• **GIVEN PROBLEM**
Print exactly the lines running from the one that holds "Write a web" through the one that holds "['#4F81BD', '#C0504D', '#9BBB59', '#8064A2', '#4BACC6'];", please, and leave the pictures out.

• **RECORDED INFORMATION**
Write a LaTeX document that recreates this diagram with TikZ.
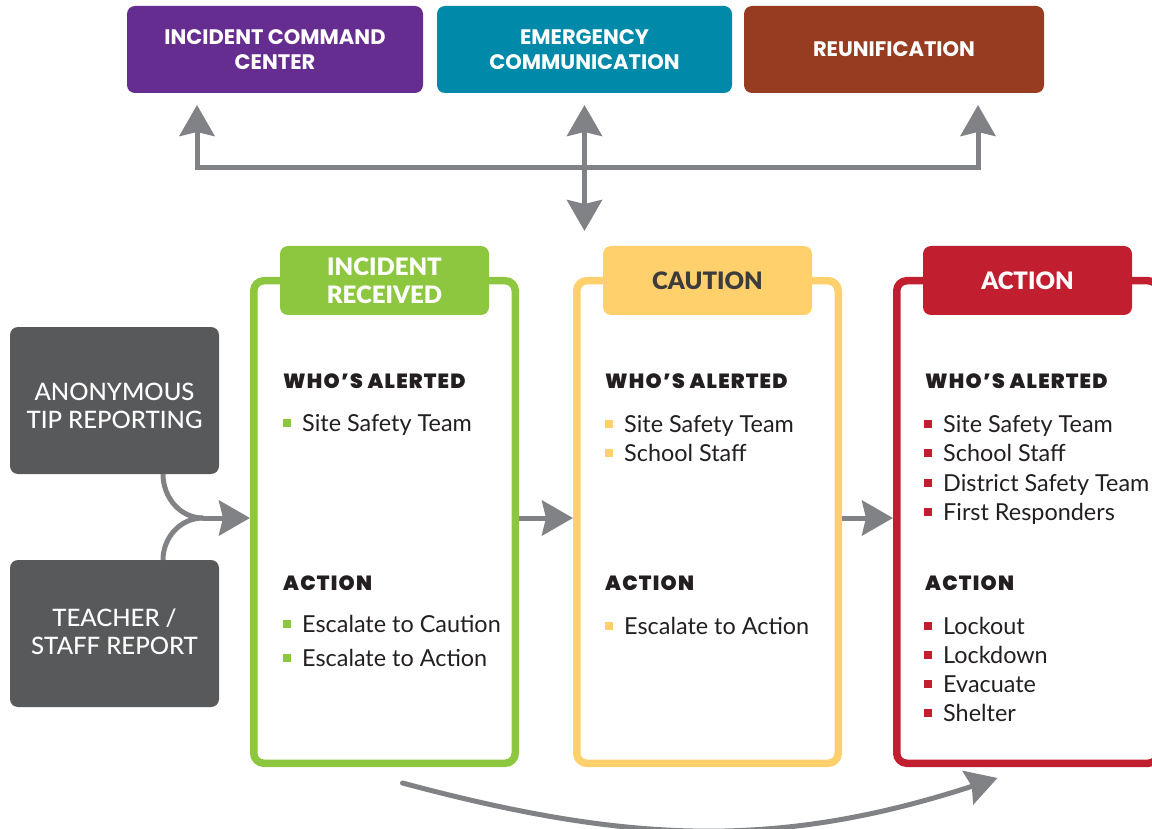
\documentclass[tikz,border=0pt]{standalone}
\usepackage{fontspec}
\setmainfont{Lato}
\newfontfamily\headfont{Poppins}
\IfFontExistsTF{Poppins Black}{\newfontfamily\heavyfont{Poppins Black}[LetterSpace=6]}
    {\newfontfamily\heavyfont{Poppins}[UprightFont=*, BoldFeatures={LetterSpace=6}]}
\IfFontExistsTF{Lato Black}{\newfontfamily\tabfont{Lato Black}}
    {\newcommand{\tabfont}{\bfseries}}
\IfFontExistsTF{Lato Medium}{\newfontfamily\srcfont{Lato Medium}}
    {\newcommand{\srcfont}{}}
\usetikzlibrary{arrows.meta}
\definecolor{icpurple}{HTML}{662D91}
\definecolor{ecteal}{HTML}{0089A8}
\definecolor{rubrown}{HTML}{973C21}
\definecolor{irgreen}{HTML}{8DC63F}
\definecolor{cayellow}{HTML}{FFD06C}
\definecolor{acred}{HTML}{C11F30}
\definecolor{srcgray}{HTML}{58595B}
\definecolor{arrgray}{HTML}{808285}
\definecolor{inktext}{HTML}{231F20}
\definecolor{tabink}{HTML}{3C3C3C}
\newcommand{\bul}[1]{\textcolor{#1}{\rule[4.5pt]{8pt}{8pt}}\hspace{11pt}}

\begin{document}
\begin{tikzpicture}[x=1pt,y=-1pt,
    topbox/.style={rounded corners=8pt, minimum width=296pt, minimum height=87pt,
        inner sep=0pt, outer sep=0pt, text=white, align=center,
        font=\headfont\bfseries\fontsize{21}{25}\selectfont},
    srcbox/.style={fill=srcgray, rounded corners=8pt, minimum width=209pt,
        minimum height=147pt, inner sep=0pt, outer sep=0pt},
    srctext/.style={inner sep=0pt, text=white, align=center,
        font=\srcfont\fontsize{24}{28}\selectfont},
    panel/.style={draw=#1, line width=7.5pt, rounded corners=10pt,
        minimum width=261.5pt, minimum height=482.5pt, inner sep=0pt, outer sep=3.75pt},
    tab/.style={fill=#1, rounded corners=8pt, minimum width=209pt, minimum height=69pt,
        inner sep=0pt, outer sep=0pt, align=center, yshift=-3.5pt,
        font=\tabfont\fontsize{24}{28}\selectfont},
    head/.style={anchor=base west, inner sep=0pt, text=inktext,
        font=\heavyfont\fontsize{20.5}{24}\selectfont},
    item/.style={anchor=base west, inner sep=0pt, text=inktext,
        font=\fontsize{23.4}{28}\selectfont},
    gline/.style={draw=arrgray, line width=5pt},
    garrow/.style={gline, -{Stealth[length=31pt,width=35pt,inset=4pt]}},
]
\clip (0,0) rectangle (1152,829);

% response teams
\node[topbox, fill=icpurple] (icc) at (275,49.5) {INCIDENT COMMAND\\CENTER};
\node[topbox, fill=ecteal, minimum width=295pt] (ecom) at (584.5,49.5) {EMERGENCY\\COMMUNICATION};
\node[topbox, fill=rubrown, minimum width=300pt] (reun) at (894,49.5) {REUNIFICATION};

% sources
\node[srcbox] (anon) at (114.5,400.5) {};
\node[srcbox] (staff) at (114.5,633.5) {};
\node[srctext] (anon-txt) at ([yshift=-5pt]anon.center) {ANONYMOUS\\TIP REPORTING};
\node[srctext] (staff-txt) at ([yshift=2pt]staff.center) {TEACHER /\\STAFF REPORT};

% levels
\node[panel=irgreen] (recv) at (384.5,522) {};
\node[panel=cayellow] (caut) at (707.5,522) {};
\node[panel=acred] (act) at (1027.5,522) {};
\node[tab=irgreen, text=white] (recv-tab) at (recv.north) {INCIDENT\\RECEIVED};
\node[tab=cayellow, text=tabink] (caut-tab) at (caut.north) {CAUTION};
\node[tab=acred, text=white] (act-tab) at (act.north) {ACTION};

\foreach \p/\x in {recv/283, caut/605, act/925} {
    \node[head] (\p-who) at (\x,388) {WHO’S ALERTED};
    \node[head] (\p-act) at (\x,590) {ACTION};
}

\node[item] (recv-who0) at (283,431.5) {\bul{irgreen}Site Safety Team};
\foreach \t [count=\i from 0] in {Escalate to Caution, Escalate to Action}
    \node[item] (recv-act\i) at (283,632+34*\i) {\bul{irgreen}\t};

\foreach \t [count=\i from 0] in {Site Safety Team, School Staff}
    \node[item] (caut-who\i) at (605,432.5+29.3*\i) {\bul{cayellow}\t};
\node[item] (caut-act0) at (605,634) {\bul{cayellow}Escalate to Action};

\foreach \t [count=\i from 0] in {Site Safety Team, School Staff, District Safety Team, First Responders}
    \node[item] (act-who\i) at (924,432.5+29.3*\i) {\bul{acred}\t};
\foreach \t [count=\i from 0] in {Lockout, Lockdown, Evacuate, Shelter}
    \node[item] (act-act\i) at (924,634+29.3*\i) {\bul{acred}\t};

% connectors
\coordinate (hub) at ([yshift=-75pt]ecom.south);
\coordinate (down) at ([yshift=-63pt]hub);
\draw[garrow, shorten >=12pt] (hub) -| ([xshift=-78pt]icc.south);
\draw[garrow, shorten >=12pt] (hub) -| ([xshift=84pt]reun.south);
\draw[garrow, shorten >=12pt] (hub) -- (ecom.south);
\draw[garrow] (hub) -- (down);

\coordinate (merge) at (203,518);
\draw[gline] ([xshift=48.5pt]anon.south) to[out=-90,in=180] (merge);
\draw[gline] ([xshift=48.5pt]staff.north) to[out=90,in=180] (merge);
\draw[garrow] (merge) -- (recv.west |- merge);

\draw[garrow] ([yshift=4pt]recv.east) -- ([yshift=4pt]caut.west);
\draw[garrow] ([yshift=4pt]caut.east) -- ([yshift=4pt]act.west);
\draw[garrow, line cap=round] ([xshift=18pt,yshift=-16pt]recv.south)
    to[out=-15,in=198] ([xshift=-30pt,yshift=-11pt]act.south);
\end{tikzpicture}
\end{document}
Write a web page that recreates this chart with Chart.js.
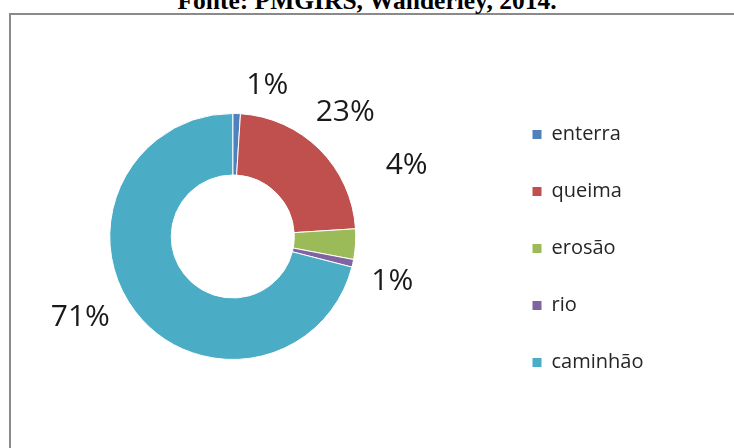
<!DOCTYPE html>
<html>
<head>
<meta charset="utf-8">
<script src="https://cdn.jsdelivr.net/npm/chart.js@4.4.1/dist/chart.umd.min.js"></script>
<style>
  html, body { margin: 0; padding: 0; background: #fff; width: 734px; height: 448px; overflow: hidden; position: relative; }
  #frame { position: absolute; left: 9px; top: 13px; width: 760px; height: 460px;
           border-left: 2px solid #8a8a8a; border-top: 2px solid #8a8a8a; }
  #source { position: absolute; left: 0; top: -12px; width: 734px; text-align: center; white-space: nowrap;
            font: bold 25.5px "Liberation Serif", "Times New Roman", serif; line-height: 25.5px; color: #000; }
  #wrap { position: absolute; left: -40px; top: 0; width: 774px; height: 448px; }
</style>
</head>
<body>
<div id="frame"></div>
<div id="source">Fonte: PMGIRS, Wanderley, 2014.</div>
<div id="wrap"><canvas id="c" width="774" height="448"></canvas></div>
<script>
// Destination of the waste (percent of households)
const categories = ['enterra', 'queima', 'erosão', 'rio', 'caminhão'];
const shares = [1, 23, 4, 1, 71];
const sliceColors = ['#4F81BD', '#C0504D', '#9BBB59', '#8064A2', '#4BACC6'];

// Percent labels: anchored on each slice's mid-angle, then nudged (px) to avoid crowding
const labelNudges = [[29.5, 6.4], [-0.6, -13.4], [14.3, -83.5], [3.4, 7.6], [-26.1, -19.6]];

const LEGEND_FONT = { family: '"Open Sans"', size: 20 };
const LEGEND_BOX = 9;
const LEGEND_PAD = 37;
const CANVAS_W = 774;
const PLOT_RIGHT = 545.5;   // right edge of the plot area, where the legend starts

const sliceLabels = {
  id: 'sliceLabels',
  afterDatasetsDraw(chart, args, opts) {
    const ctx = chart.ctx;
    const meta = chart.getDatasetMeta(0);
    const values = chart.data.datasets[0].data;
    ctx.save();
    ctx.font = opts.font;
    ctx.fillStyle = opts.color;
    ctx.textAlign = 'center';
    ctx.textBaseline = 'alphabetic';
    meta.data.forEach((arc, i) => {
      const p = arc.getProps(['x', 'y', 'startAngle', 'endAngle', 'outerRadius'], true);
      const mid = (p.startAngle + p.endAngle) / 2;
      const r = p.outerRadius * opts.anchorRatio;
      const n = opts.nudges[i] || [0, 0];
      const lx = p.x + Math.cos(mid) * r + n[0];
      const ly = p.y + Math.sin(mid) * r + n[1];
      ctx.fillText(values[i] + '%', lx, ly + opts.capShift);
    });
    ctx.restore();
  }
};

function draw() {
  const canvas = document.getElementById('c');
  // Width the legend will claim, so the plot area ends where the legend should begin
  const mctx = canvas.getContext('2d');
  mctx.font = LEGEND_FONT.size + 'px ' + LEGEND_FONT.family;
  const widest = Math.max(...categories.map(t => mctx.measureText(t).width));
  const legendWidth = LEGEND_PAD + LEGEND_BOX + LEGEND_FONT.size / 2 + widest;
  const padRight = CANVAS_W - PLOT_RIGHT - legendWidth;

  new Chart(canvas, {
    type: 'doughnut',
    data: {
      labels: categories,
      datasets: [{
        data: shares,
        backgroundColor: sliceColors,
        borderColor: '#ffffff',
        borderWidth: 1,
        radius: 123,
        cutout: '50%'
      }]
    },
    options: {
      responsive: false,
      animation: false,
      devicePixelRatio: 1,
      layout: { padding: { left: 10, right: padRight, top: 63.5, bottom: 38.5 } },
      plugins: {
        tooltip: { enabled: false },
        legend: {
          position: 'right',
          align: 'end',
          labels: {
            boxWidth: LEGEND_BOX,
            boxHeight: LEGEND_BOX,
            padding: LEGEND_PAD,
            color: '#262626',
            font: LEGEND_FONT,
            generateLabels(chart) {
              const items = Chart.overrides.doughnut.plugins.legend.labels.generateLabels(chart);
              items.forEach(it => { it.lineWidth = 0; });
              return items;
            }
          }
        },
        sliceLabels: {
          font: '30px "Open Sans"',
          color: '#1a1a1a',
          anchorRatio: 1.3,
          capShift: 10.7,
          nudges: labelNudges
        }
      }
    },
    plugins: [sliceLabels]
  });
}

Promise.all([
  document.fonts.load('20px "Open Sans"'),
  document.fonts.load('30px "Open Sans"'),
  document.fonts.load('bold 25.5px "Liberation Serif"')
]).then(draw, draw);
</script>
</body>
</html>
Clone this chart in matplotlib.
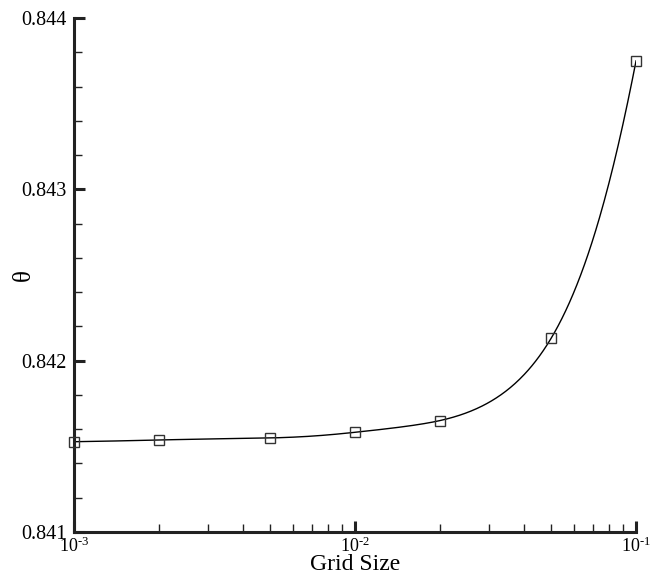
#!/usr/bin/env python
"""Grid convergence of theta vs grid size (log x)."""
import matplotlib

matplotlib.use("Agg")
import matplotlib.pyplot as plt
import numpy as np
from matplotlib.ticker import LogLocator, MultipleLocator, FixedLocator

grid_size = [0.001, 0.002, 0.005, 0.01, 0.02, 0.05, 0.1]
theta = [0.841527, 0.841537, 0.841549, 0.841582, 0.841650, 0.842134, 0.843750]
x_ticks = [1e-3, 1e-2, 1e-1]
x_ticklabels = [r"$10^{\text{-3}}$", r"$10^{\text{-2}}$", r"$10^{\text{-1}}$"]
y_ticks = [0.841, 0.842, 0.843, 0.844]
y_ticklabels = ["0.841", "0.842", "0.843", "0.844"]

plt.rcParams["font.family"] = ["Liberation Serif", "DejaVu Serif"]
plt.rcParams["mathtext.fontset"] = "custom"
plt.rcParams["mathtext.rm"] = "Liberation Serif"
plt.rcParams["mathtext.it"] = "Liberation Serif:italic"


def natural_spline(x, y, n=600):
    """Natural cubic spline through the given points (for drawing the line only)."""
    x = np.asarray(x, float)
    y = np.asarray(y, float)
    k = len(x)
    h = np.diff(x)
    A = np.zeros((k, k))
    b = np.zeros(k)
    A[0, 0] = A[-1, -1] = 1
    for i in range(1, k - 1):
        A[i, i - 1] = h[i - 1]
        A[i, i] = 2 * (h[i - 1] + h[i])
        A[i, i + 1] = h[i]
        b[i] = 3 * ((y[i + 1] - y[i]) / h[i] - (y[i] - y[i - 1]) / h[i - 1])
    c = np.linalg.solve(A, b)
    xs = np.geomspace(x[0], x[-1], n)
    idx = np.clip(np.searchsorted(x, xs) - 1, 0, k - 2)
    dx = xs - x[idx]
    hi = h[idx]
    bi = (y[idx + 1] - y[idx]) / hi - hi * (2 * c[idx] + c[idx + 1]) / 3
    di = (c[idx + 1] - c[idx]) / (3 * hi)
    ys = y[idx] + bi * dx + c[idx] * dx ** 2 + di * dx ** 3
    return xs, ys


fig = plt.figure(figsize=(6.62, 5.77), dpi=100)
ax = fig.add_axes([0.1118, 0.078, 0.8490, 0.8907])

lx, ly = natural_spline(grid_size, theta)
ax.plot(lx, ly, color="black", lw=1.0)
ax.plot(grid_size, theta, ls="none", marker="s", ms=7, mfc="none",
        mec="#333333", mew=1.0, clip_on=False, zorder=5)

ax.set_xscale("log")
ax.set_xlim(1e-3, 1e-1)
ax.set_ylim(0.841, 0.844)

for side in ["top", "right"]:
    ax.spines[side].set_visible(False)
for side in ["left", "bottom"]:
    ax.spines[side].set_linewidth(2.2)
    ax.spines[side].set_color("#222222")

ax.xaxis.set_major_locator(FixedLocator(x_ticks))
ax.set_xticklabels(x_ticklabels)
ax.xaxis.set_minor_locator(LogLocator(base=10, subs=np.arange(2, 10)))
ax.yaxis.set_major_locator(FixedLocator(y_ticks))
ax.set_yticklabels(y_ticklabels)
ax.yaxis.set_minor_locator(MultipleLocator(0.0002))

ax.tick_params(which="major", direction="in", length=8, width=2.2, color="#222222")
ax.tick_params(which="minor", direction="in", length=6, width=1.0, color="#222222")
ax.tick_params(axis="y", which="major", labelsize=14.5, pad=5.5)
ax.tick_params(axis="x", which="major", labelsize=13, pad=3)

ax.set_xlabel("Grid Size", fontsize=17)
ax.xaxis.set_label_coords(0.5, -0.043)
ax.set_ylabel("θ", fontsize=18)
ax.yaxis.set_label_coords(-0.069, 0.5)

fig.savefig("out.png", dpi=100)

• **IN RESPONSE**
Write a web page that recreates this chart with Chart.js.
<!DOCTYPE html>
<html>
<head>
<meta charset="utf-8">
<script src="https://cdn.jsdelivr.net/npm/chart.js@4.4.1/dist/chart.umd.min.js"></script>
<style>
  html, body { margin: 0; padding: 0; background: #fff; width: 734px; height: 448px; overflow: hidden; position: relative; }
  #frame { position: absolute; left: 9px; top: 13px; width: 760px; height: 460px;
           border-left: 2px solid #8a8a8a; border-top: 2px solid #8a8a8a; }
  #source { position: absolute; left: 0; top: -12px; width: 734px; text-align: center; white-space: nowrap;
            font: bold 25.5px "Liberation Serif", "Times New Roman", serif; line-height: 25.5px; color: #000; }
  #wrap { position: absolute; left: -40px; top: 0; width: 774px; height: 448px; }
</style>
</head>
<body>
<div id="frame"></div>
<div id="source">Fonte: PMGIRS, Wanderley, 2014.</div>
<div id="wrap"><canvas id="c" width="774" height="448"></canvas></div>
<script>
// Destination of the waste (percent of households)
const categories = ['enterra', 'queima', 'erosão', 'rio', 'caminhão'];
const shares = [1, 23, 4, 1, 71];
const sliceColors = ['#4F81BD', '#C0504D', '#9BBB59', '#8064A2', '#4BACC6'];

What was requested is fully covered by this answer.